[Source records]
[start]
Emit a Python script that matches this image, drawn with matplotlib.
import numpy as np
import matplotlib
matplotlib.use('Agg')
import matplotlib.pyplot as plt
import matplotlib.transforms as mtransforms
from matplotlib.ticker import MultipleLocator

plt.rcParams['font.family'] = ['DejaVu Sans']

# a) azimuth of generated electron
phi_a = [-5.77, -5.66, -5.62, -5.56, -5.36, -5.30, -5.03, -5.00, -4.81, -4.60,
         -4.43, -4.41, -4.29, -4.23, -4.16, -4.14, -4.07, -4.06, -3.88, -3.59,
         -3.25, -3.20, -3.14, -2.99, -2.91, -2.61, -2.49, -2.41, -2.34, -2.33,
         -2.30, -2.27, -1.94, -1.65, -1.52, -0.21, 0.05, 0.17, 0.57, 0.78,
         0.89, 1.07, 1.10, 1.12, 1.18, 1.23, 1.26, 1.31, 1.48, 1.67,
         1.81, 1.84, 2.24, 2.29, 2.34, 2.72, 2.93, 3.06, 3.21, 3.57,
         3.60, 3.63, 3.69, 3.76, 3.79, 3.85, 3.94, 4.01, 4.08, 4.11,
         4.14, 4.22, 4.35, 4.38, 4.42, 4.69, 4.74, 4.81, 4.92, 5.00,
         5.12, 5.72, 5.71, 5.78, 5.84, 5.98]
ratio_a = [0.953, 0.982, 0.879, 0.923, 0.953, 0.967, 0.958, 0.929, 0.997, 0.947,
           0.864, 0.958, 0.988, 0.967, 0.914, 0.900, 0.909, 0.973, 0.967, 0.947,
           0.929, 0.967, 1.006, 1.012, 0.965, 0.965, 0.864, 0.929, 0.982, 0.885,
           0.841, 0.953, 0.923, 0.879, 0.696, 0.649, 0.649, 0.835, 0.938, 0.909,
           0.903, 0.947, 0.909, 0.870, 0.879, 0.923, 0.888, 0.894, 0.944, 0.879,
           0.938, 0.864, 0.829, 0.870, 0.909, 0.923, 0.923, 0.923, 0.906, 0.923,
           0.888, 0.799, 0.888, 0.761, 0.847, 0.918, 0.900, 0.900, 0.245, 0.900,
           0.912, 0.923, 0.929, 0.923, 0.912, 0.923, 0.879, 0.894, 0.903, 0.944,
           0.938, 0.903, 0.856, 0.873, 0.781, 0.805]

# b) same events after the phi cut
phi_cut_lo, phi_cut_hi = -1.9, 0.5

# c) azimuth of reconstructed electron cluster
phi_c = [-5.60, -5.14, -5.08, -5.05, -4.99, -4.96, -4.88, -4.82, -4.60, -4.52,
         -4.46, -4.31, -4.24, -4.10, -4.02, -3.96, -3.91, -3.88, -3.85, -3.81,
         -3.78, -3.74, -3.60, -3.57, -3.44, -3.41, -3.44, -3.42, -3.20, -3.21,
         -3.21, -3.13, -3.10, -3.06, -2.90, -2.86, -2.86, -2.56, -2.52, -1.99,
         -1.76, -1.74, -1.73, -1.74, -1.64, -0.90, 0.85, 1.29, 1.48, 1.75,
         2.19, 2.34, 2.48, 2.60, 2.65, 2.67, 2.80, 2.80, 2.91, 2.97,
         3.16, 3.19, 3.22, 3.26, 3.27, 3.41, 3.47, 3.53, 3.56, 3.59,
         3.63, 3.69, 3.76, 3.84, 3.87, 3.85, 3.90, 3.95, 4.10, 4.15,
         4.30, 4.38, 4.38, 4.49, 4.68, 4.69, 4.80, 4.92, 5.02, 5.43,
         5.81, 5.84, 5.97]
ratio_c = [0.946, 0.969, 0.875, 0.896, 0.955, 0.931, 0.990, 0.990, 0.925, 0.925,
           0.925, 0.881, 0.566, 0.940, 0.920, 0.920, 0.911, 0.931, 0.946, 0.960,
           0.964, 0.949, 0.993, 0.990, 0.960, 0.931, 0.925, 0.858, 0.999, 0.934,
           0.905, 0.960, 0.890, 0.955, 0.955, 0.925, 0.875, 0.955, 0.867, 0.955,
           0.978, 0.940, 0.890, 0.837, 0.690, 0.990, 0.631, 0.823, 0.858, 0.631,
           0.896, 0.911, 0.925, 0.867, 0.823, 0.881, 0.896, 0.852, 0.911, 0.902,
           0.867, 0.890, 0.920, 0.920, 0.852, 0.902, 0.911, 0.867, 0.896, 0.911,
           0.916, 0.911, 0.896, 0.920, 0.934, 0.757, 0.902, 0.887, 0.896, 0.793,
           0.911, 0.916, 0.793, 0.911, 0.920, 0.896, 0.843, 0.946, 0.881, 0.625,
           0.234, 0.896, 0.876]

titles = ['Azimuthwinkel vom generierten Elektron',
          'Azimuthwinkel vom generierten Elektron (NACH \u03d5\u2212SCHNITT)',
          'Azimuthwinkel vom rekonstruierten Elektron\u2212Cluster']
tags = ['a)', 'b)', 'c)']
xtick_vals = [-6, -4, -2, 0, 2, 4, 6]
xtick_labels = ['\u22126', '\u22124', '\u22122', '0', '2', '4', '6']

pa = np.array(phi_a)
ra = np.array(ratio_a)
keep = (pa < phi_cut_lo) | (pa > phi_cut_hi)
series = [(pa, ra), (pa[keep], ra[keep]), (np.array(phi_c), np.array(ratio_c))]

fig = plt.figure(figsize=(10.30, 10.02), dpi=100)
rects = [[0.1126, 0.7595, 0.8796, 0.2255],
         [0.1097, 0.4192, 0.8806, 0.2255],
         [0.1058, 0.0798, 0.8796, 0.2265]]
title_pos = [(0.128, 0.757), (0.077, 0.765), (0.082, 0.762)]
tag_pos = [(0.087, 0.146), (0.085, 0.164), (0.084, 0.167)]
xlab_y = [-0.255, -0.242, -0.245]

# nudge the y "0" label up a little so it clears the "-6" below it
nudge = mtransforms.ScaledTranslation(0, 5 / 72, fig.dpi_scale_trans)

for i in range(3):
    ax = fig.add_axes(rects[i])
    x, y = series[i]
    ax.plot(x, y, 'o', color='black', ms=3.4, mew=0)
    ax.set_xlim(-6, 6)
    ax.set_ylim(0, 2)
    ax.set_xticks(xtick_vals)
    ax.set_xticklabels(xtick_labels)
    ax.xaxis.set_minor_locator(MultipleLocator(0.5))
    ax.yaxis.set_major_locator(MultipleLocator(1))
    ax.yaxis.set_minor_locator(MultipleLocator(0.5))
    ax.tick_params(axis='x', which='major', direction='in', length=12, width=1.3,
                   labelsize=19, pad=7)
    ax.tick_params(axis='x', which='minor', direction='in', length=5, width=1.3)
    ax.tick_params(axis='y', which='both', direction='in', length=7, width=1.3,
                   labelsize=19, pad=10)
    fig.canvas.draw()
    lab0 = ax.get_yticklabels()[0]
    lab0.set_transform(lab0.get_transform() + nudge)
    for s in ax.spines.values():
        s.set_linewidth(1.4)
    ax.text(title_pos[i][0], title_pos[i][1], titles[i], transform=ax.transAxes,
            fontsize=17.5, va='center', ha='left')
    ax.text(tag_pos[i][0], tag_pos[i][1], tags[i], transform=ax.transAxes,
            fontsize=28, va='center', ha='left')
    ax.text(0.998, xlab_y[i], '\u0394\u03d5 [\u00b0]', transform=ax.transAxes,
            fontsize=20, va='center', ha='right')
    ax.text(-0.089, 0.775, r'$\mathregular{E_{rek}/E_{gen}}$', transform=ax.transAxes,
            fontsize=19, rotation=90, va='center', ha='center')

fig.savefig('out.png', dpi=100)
[end]
[start]
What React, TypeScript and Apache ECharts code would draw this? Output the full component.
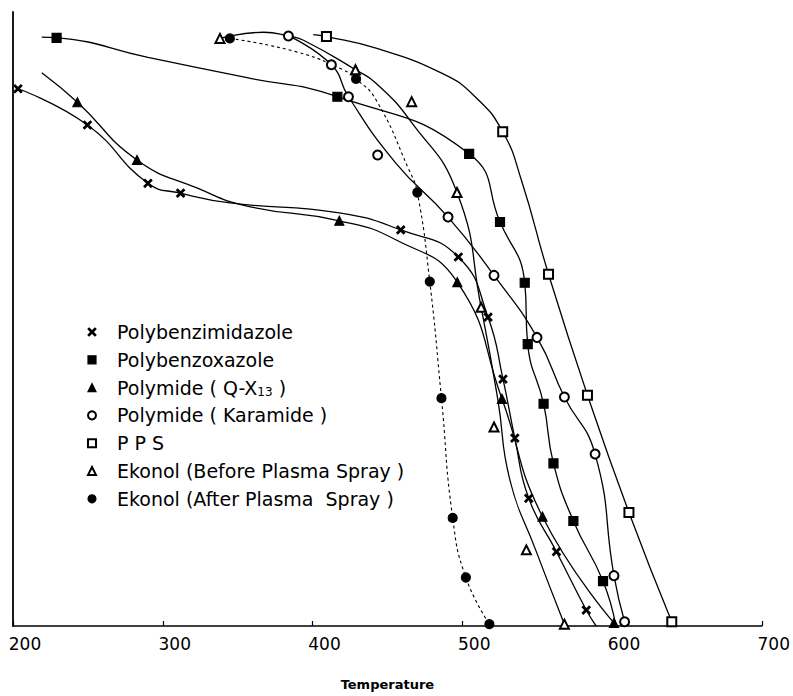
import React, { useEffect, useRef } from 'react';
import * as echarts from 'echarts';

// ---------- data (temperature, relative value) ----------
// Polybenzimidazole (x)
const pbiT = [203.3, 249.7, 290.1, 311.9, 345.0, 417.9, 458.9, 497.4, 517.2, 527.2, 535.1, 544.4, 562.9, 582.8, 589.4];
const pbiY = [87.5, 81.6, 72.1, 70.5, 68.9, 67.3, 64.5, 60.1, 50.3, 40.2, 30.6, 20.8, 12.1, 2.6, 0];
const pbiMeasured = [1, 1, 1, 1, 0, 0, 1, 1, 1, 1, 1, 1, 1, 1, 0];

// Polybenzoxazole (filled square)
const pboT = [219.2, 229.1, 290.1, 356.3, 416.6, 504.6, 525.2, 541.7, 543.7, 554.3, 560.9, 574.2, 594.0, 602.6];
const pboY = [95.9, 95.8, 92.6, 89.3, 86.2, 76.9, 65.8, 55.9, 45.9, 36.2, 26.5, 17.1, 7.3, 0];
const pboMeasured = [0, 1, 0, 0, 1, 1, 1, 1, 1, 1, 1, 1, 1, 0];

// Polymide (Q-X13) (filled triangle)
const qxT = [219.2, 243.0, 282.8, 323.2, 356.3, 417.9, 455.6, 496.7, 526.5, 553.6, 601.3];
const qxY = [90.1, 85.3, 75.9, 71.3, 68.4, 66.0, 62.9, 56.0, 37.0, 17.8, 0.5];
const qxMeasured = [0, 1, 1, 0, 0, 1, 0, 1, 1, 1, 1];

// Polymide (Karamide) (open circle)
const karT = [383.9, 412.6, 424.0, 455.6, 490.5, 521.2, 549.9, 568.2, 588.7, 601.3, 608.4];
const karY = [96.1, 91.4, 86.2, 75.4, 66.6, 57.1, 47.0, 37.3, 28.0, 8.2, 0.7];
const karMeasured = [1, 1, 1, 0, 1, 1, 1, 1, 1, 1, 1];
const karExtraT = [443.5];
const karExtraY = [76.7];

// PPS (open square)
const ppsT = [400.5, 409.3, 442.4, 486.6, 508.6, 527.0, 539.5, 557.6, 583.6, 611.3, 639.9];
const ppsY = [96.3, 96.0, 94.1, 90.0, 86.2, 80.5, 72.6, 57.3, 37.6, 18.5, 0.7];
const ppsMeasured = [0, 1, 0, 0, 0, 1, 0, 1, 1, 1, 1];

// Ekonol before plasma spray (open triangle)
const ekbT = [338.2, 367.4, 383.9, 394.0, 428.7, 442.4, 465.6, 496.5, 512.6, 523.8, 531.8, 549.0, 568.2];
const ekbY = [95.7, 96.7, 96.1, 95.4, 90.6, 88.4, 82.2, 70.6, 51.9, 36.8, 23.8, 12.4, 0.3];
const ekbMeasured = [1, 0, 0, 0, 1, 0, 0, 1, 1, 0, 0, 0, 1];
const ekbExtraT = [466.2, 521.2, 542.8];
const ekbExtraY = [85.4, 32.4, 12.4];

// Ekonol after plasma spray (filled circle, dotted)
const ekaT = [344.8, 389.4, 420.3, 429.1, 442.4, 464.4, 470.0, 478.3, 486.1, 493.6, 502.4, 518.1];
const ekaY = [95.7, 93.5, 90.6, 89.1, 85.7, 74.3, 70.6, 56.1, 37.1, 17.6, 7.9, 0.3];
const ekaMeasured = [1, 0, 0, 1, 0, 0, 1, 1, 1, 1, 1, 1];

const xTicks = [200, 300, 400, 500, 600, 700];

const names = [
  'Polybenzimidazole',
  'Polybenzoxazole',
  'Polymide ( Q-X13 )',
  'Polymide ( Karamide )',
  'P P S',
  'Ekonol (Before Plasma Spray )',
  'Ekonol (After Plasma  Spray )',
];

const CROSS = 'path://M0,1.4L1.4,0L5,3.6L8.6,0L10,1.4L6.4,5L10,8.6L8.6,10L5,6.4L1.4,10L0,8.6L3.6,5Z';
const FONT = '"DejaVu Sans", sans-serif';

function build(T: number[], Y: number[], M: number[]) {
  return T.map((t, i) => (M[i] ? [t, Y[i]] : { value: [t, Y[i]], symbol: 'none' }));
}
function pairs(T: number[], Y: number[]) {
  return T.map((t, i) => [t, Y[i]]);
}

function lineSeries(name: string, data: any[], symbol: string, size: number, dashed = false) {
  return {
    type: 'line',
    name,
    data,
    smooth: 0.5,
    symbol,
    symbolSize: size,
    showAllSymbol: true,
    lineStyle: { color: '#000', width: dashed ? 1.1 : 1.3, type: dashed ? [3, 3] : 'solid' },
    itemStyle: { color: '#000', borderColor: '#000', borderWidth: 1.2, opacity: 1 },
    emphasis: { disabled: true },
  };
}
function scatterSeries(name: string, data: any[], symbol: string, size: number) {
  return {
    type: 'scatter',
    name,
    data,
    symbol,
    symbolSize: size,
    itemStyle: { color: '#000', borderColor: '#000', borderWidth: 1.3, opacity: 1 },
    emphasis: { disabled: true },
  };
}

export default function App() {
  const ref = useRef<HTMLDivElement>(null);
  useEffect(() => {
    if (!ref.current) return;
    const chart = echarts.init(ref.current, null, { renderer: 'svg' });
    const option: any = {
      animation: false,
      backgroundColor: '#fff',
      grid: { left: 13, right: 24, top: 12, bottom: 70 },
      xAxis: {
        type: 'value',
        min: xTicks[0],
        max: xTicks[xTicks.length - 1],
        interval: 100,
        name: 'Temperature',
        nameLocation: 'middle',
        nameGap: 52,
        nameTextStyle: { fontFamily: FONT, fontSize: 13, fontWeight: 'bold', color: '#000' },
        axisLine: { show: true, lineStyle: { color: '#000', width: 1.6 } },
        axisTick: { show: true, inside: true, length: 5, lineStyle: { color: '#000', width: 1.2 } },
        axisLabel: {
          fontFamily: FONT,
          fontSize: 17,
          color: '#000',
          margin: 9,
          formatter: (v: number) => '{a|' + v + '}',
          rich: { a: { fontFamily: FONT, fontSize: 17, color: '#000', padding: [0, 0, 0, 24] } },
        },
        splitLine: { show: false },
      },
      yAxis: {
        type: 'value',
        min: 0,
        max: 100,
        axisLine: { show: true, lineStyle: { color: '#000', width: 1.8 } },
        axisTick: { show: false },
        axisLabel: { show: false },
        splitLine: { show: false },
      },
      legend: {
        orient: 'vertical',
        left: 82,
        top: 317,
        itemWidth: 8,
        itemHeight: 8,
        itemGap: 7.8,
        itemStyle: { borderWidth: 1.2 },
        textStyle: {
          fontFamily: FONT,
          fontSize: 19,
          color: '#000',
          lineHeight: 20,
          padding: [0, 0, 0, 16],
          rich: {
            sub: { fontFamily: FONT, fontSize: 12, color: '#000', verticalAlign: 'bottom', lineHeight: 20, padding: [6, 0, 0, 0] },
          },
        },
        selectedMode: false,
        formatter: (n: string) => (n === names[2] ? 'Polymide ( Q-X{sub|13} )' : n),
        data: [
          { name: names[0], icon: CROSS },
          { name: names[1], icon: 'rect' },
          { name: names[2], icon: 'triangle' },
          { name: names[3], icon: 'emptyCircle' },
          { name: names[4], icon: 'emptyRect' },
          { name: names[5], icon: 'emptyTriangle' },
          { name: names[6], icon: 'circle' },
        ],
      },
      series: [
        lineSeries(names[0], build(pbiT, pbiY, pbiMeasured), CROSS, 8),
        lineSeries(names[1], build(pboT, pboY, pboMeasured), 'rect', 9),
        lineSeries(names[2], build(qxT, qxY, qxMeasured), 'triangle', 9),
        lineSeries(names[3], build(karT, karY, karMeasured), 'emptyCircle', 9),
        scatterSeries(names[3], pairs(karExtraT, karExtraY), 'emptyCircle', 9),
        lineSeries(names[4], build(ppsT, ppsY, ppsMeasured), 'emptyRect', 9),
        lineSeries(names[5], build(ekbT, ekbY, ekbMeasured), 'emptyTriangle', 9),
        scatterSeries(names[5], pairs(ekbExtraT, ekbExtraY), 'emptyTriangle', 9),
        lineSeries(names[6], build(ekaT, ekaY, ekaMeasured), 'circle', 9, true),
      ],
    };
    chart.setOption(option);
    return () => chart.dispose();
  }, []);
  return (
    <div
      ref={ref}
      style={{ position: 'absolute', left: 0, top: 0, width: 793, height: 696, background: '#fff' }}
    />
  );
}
[end]
[start]
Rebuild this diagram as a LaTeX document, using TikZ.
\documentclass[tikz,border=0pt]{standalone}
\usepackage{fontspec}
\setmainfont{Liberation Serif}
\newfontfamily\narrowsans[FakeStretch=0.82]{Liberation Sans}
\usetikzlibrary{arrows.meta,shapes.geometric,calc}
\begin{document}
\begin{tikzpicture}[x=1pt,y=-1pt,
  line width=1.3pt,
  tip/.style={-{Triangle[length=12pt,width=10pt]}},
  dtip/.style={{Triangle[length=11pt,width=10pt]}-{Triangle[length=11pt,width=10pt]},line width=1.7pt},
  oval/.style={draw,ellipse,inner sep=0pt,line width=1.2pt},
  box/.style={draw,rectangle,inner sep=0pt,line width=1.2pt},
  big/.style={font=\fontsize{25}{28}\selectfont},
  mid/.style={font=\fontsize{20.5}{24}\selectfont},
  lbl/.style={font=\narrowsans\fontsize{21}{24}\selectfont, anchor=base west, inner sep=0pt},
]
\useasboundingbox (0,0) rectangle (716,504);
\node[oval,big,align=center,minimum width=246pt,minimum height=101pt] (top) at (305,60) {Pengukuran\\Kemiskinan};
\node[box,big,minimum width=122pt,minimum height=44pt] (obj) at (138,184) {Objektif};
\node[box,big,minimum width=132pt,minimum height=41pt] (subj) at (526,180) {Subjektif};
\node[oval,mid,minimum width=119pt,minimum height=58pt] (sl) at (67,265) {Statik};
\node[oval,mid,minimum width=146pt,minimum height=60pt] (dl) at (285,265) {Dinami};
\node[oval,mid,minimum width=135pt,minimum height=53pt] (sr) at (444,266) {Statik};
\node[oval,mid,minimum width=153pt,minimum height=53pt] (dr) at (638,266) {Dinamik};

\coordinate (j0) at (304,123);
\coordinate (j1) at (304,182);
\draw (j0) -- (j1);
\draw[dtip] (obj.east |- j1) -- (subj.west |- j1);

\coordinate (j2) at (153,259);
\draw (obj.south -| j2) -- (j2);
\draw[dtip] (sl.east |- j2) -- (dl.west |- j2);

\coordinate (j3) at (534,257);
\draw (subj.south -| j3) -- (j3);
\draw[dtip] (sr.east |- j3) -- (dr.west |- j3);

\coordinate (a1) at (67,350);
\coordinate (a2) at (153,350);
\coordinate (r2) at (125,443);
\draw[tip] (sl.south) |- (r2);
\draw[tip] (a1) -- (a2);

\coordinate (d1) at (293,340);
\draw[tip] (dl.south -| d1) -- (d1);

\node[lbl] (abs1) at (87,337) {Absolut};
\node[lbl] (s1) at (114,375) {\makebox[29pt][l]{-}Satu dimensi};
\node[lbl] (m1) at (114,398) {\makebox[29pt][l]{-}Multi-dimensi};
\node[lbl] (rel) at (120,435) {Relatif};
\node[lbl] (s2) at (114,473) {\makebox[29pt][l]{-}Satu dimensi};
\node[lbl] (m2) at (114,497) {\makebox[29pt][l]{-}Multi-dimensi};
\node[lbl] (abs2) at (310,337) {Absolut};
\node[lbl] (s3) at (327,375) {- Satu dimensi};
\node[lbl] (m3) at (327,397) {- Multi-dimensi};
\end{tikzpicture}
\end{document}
[end]
* **To be done**
The required output is an exact reproduction of the lines starting at the one that contains "Emit a Python" and ending at the one that contains "plt.rcParams['font.family'] = ['DejaVu Sans']". Both boundary lines belong to it.

* **Reply**
Emit a Python script that matches this image, drawn with matplotlib.
import numpy as np
import matplotlib
matplotlib.use('Agg')
import matplotlib.pyplot as plt
import matplotlib.transforms as mtransforms
from matplotlib.ticker import MultipleLocator

plt.rcParams['font.family'] = ['DejaVu Sans']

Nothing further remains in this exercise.